A practical example: a bounded worker pool

import Control.Concurrent
import Control.Concurrent.MVar
import Control.Monad

workerPool :: Int -> [IO ()] -> IO ()
workerPool n tasks = do
  taskMV <- newMVar tasks
  doneMVs <- replicateM n newEmptyMVar
  forM_ doneMVs $ \done -> forkIO $ do
    let loop = do
          next <- modifyMVar taskMV $ \case
            []     -> return ([], Nothing)
            (t:ts) -> return (ts, Just t)
          case next of
            Nothing -> putMVar done ()
            Just t  -> t >> loop
    loop
  forM_ doneMVs takeMVar

n workers pull from a shared list. The MVar around the list serializes access. When the list is empty, each worker signals completion via its own MVar. The main thread waits for all of them. This pattern works but you'd typically reach for async (next-but-one section) which handles exception propagation properly.

Common Pitfalls

Lazy values inside MVar and IORef. If you putMVar mv (x + 1) without forcing, you store a thunk. The next reader pays the cost, possibly years of accumulated thunks. Use modifyMVar' and atomicModifyIORef' (the strict variants) and add bang patterns to the values you store.

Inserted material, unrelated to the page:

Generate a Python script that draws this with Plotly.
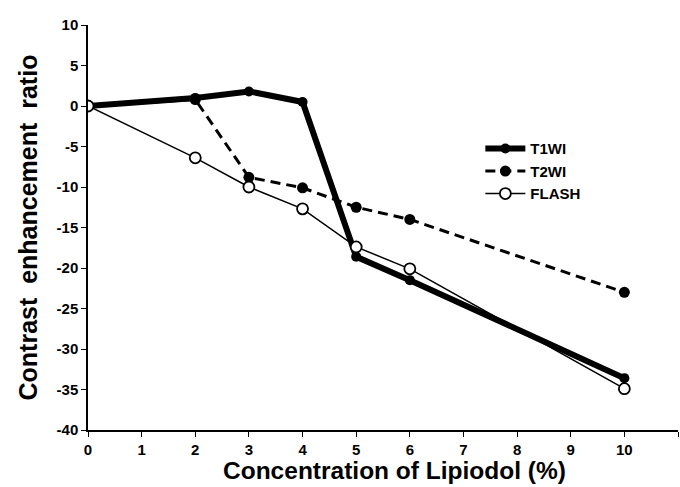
import plotly.graph_objects as go

concentration = [0, 2, 3, 4, 5, 6, 10]
t1wi = [0, 1.0, 1.8, 0.5, -18.6, -21.5, -33.6]
t2wi = [0, 0.8, -8.8, -10.1, -12.5, -14.0, -23.0]
flash = [0, -6.4, -10.0, -12.7, -17.4, -20.1, -34.9]

x_ticks = list(range(0, 12))
y_ticks = list(range(-40, 11, 5))

x_title = "Concentration of Lipiodol (%)"
y_title = "Contrast  enhancement  ratio"

fig = go.Figure()
fig.add_trace(go.Scatter(
    x=concentration, y=t1wi, name="T1WI", mode="lines+markers",
    line=dict(color="black", width=6),
    marker=dict(color="black", size=10, symbol="circle"),
))
fig.add_trace(go.Scatter(
    x=concentration, y=t2wi, name="T2WI", mode="lines+markers",
    line=dict(color="black", width=3, dash="10px,6px"),
    marker=dict(color="black", size=11, symbol="circle"),
))
fig.add_trace(go.Scatter(
    x=concentration, y=flash, name="FLASH", mode="lines+markers",
    line=dict(color="black", width=1.5),
    marker=dict(color="white", size=11, symbol="circle",
                line=dict(color="black", width=1.8)),
))

font_family = "Liberation Sans, Arial, sans-serif"
fig.update_layout(
    width=680, height=487,
    margin=dict(l=88, r=2, t=25, b=57),
    plot_bgcolor="white", paper_bgcolor="white",
    font=dict(family=font_family, color="black"),
    showlegend=True,
    legend=dict(
        x=0.665, y=0.735, xanchor="left", yanchor="top",
        bgcolor="rgba(0,0,0,0)",
        font=dict(size=15, family=font_family, weight="bold"),
        itemwidth=40,
    ),
    xaxis=dict(
        range=[0, 11], tickmode="array", tickvals=x_ticks,
        ticktext=[str(v) for v in x_ticks],
        showgrid=False, zeroline=False,
        showline=True, linecolor="black", linewidth=1.5,
        ticks="outside", ticklen=5, tickwidth=1.3, tickcolor="black",
        tickfont=dict(size=15, family=font_family, weight="bold"),
    ),
    yaxis=dict(
        range=[-40, 10], tickmode="array", tickvals=y_ticks,
        ticktext=[str(v) for v in y_ticks],
        showgrid=False, zeroline=False,
        showline=True, linecolor="black", linewidth=1.5,
        ticks="outside", ticklen=5, tickwidth=1.3, tickcolor="black",
        tickfont=dict(size=15, family=font_family, weight="bold"),
    ),
    annotations=[
        dict(text=x_title, xref="paper", yref="paper", x=0.52, y=-0.101,
             xanchor="center", yanchor="middle", showarrow=False,
             font=dict(size=24.5, family=font_family, weight="bold")),
        dict(text=y_title, xref="paper", yref="paper", x=-0.1017, y=0.5,
             xanchor="center", yanchor="middle", showarrow=False,
             textangle=-90,
             font=dict(size=25, family=font_family, weight="bold")),
    ],
)

fig.write_html("out.html",
               config={"displayModeBar": False},
               post_script="document.body.style.margin='0';document.body.style.padding='0';")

Forgetting -threaded. Without it, forkIO works but FFI calls block the entire runtime. If your program calls C code, every forkIO thread can grind to a halt waiting on a single FFI call. Compile with -threaded always for production code.

Main exiting before threads finish. forkIO is fire-and-forget, the main thread doesn't wait. Either use MVar to synchronize completion, or use the async library which handles this for you.

Deadlock from nested MVar takes. If you take MVar A and then try to take B, and another thread does the reverse, you deadlock. Always take MVars in a consistent order, or better, use STM to compose multiple updates atomically.

Key Takeaways

GHC's lightweight threads are cheap, you can spawn millions, and the scheduler handles them efficiently. Compile with -threaded and use +RTS -N to get parallelism.

IORef is for unsynchronized mutation, single-owner state, or atomic counters. Always use the strict variants (atomicModifyIORef').

MVar is a one-slot mailbox that doubles as a lock. It's the right tool when one thread waits for another, or when you need to serialize access to mutable state.

MVar does not compose. Two operations on different MVars are not atomic together. For that, you want STM.